## What the exercise asks
Among the lines below, list those containing the string "matplotlib".
** Start Recorded information **
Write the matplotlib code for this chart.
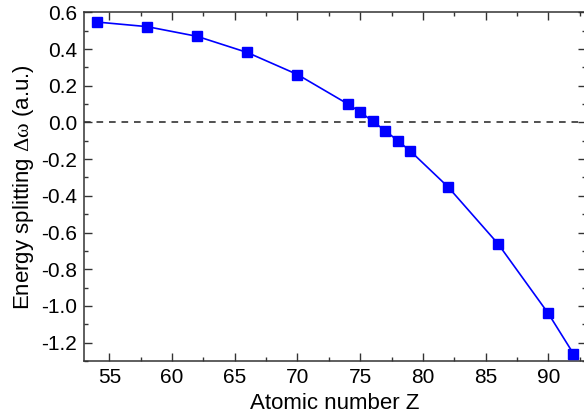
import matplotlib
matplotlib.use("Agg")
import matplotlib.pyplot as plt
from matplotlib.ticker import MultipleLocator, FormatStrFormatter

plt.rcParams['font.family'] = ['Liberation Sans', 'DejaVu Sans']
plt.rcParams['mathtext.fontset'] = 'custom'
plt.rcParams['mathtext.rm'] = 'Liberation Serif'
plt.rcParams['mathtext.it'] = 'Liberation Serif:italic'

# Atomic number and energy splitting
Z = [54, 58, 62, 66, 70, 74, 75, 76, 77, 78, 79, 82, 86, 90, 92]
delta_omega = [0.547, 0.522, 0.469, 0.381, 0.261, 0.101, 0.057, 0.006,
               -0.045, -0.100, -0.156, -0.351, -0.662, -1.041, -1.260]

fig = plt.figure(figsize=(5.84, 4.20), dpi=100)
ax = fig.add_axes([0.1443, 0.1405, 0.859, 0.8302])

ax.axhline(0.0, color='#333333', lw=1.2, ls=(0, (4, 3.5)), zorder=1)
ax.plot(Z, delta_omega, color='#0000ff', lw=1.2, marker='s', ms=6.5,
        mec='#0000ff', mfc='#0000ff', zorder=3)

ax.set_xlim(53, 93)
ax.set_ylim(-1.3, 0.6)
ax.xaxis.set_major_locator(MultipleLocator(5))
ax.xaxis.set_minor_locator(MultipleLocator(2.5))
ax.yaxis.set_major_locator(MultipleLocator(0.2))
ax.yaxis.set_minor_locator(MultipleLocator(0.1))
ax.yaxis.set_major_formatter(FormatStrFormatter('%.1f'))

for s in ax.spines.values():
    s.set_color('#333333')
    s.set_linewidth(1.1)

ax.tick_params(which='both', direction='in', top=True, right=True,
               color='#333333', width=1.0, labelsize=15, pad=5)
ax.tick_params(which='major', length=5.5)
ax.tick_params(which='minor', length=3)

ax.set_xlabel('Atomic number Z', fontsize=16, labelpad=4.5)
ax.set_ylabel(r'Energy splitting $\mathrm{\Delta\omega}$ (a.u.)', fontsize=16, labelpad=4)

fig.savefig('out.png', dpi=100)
** End Recorded information **
## Output for this task
Write the matplotlib code for this chart.
import matplotlib
matplotlib.use("Agg")
import matplotlib.pyplot as plt
from matplotlib.ticker import MultipleLocator, FormatStrFormatter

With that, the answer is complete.